** Task to carry out **
Look through the records below, and copy out every line that holds the string "this".

** Records for the task **
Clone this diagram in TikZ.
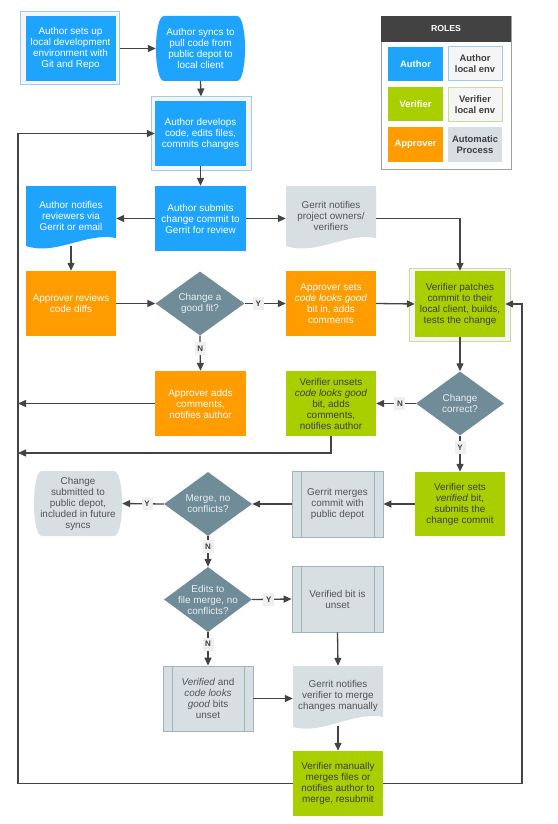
==
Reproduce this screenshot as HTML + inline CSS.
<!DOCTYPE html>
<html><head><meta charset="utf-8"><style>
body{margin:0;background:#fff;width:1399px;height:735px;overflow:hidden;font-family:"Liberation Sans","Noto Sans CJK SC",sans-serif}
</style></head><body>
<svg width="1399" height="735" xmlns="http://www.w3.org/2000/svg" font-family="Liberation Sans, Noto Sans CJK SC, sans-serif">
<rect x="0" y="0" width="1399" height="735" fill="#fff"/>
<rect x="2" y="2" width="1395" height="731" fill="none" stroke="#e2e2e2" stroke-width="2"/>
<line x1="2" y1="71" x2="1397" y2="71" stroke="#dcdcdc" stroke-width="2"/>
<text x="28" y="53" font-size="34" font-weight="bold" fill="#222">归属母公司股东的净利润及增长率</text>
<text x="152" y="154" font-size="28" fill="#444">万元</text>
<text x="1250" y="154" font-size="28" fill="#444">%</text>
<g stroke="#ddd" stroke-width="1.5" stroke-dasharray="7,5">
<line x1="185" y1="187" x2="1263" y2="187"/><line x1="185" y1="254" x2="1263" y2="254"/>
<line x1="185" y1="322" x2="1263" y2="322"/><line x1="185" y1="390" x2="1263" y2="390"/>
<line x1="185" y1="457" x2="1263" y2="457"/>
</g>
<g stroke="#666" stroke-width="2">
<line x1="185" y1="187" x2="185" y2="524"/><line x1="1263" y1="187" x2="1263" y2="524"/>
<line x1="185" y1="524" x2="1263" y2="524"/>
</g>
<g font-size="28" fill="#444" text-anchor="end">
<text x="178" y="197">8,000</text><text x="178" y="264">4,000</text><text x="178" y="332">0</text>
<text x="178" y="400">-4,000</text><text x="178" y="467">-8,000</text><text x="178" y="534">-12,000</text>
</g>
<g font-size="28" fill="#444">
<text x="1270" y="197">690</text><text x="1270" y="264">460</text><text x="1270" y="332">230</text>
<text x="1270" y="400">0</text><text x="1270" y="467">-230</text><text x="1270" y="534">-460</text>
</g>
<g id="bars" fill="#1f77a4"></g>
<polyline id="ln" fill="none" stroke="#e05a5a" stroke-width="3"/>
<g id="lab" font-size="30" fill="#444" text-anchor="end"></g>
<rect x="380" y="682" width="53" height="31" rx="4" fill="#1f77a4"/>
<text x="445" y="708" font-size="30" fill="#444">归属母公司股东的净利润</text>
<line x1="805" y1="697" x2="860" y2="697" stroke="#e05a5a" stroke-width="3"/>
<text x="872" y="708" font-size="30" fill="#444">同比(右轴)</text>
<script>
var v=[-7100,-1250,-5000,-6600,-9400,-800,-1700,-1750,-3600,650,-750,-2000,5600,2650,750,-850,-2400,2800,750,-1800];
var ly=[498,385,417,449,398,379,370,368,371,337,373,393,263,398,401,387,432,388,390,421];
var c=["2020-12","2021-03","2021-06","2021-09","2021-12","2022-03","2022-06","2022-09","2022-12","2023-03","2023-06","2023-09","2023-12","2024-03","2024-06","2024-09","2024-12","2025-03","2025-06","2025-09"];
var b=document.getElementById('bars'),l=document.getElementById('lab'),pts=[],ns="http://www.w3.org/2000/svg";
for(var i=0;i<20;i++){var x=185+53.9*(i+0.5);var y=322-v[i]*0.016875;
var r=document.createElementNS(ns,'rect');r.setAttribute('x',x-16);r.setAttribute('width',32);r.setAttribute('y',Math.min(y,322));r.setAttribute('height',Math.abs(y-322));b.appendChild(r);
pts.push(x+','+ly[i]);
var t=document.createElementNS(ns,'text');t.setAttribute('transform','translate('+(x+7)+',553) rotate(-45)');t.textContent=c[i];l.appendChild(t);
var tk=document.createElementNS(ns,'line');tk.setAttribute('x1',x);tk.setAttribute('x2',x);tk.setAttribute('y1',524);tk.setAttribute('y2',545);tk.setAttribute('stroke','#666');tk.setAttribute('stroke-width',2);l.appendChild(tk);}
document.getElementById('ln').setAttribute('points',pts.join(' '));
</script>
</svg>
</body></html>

** Task output **
Clone this diagram in TikZ.
Reproduce this screenshot as HTML + inline CSS.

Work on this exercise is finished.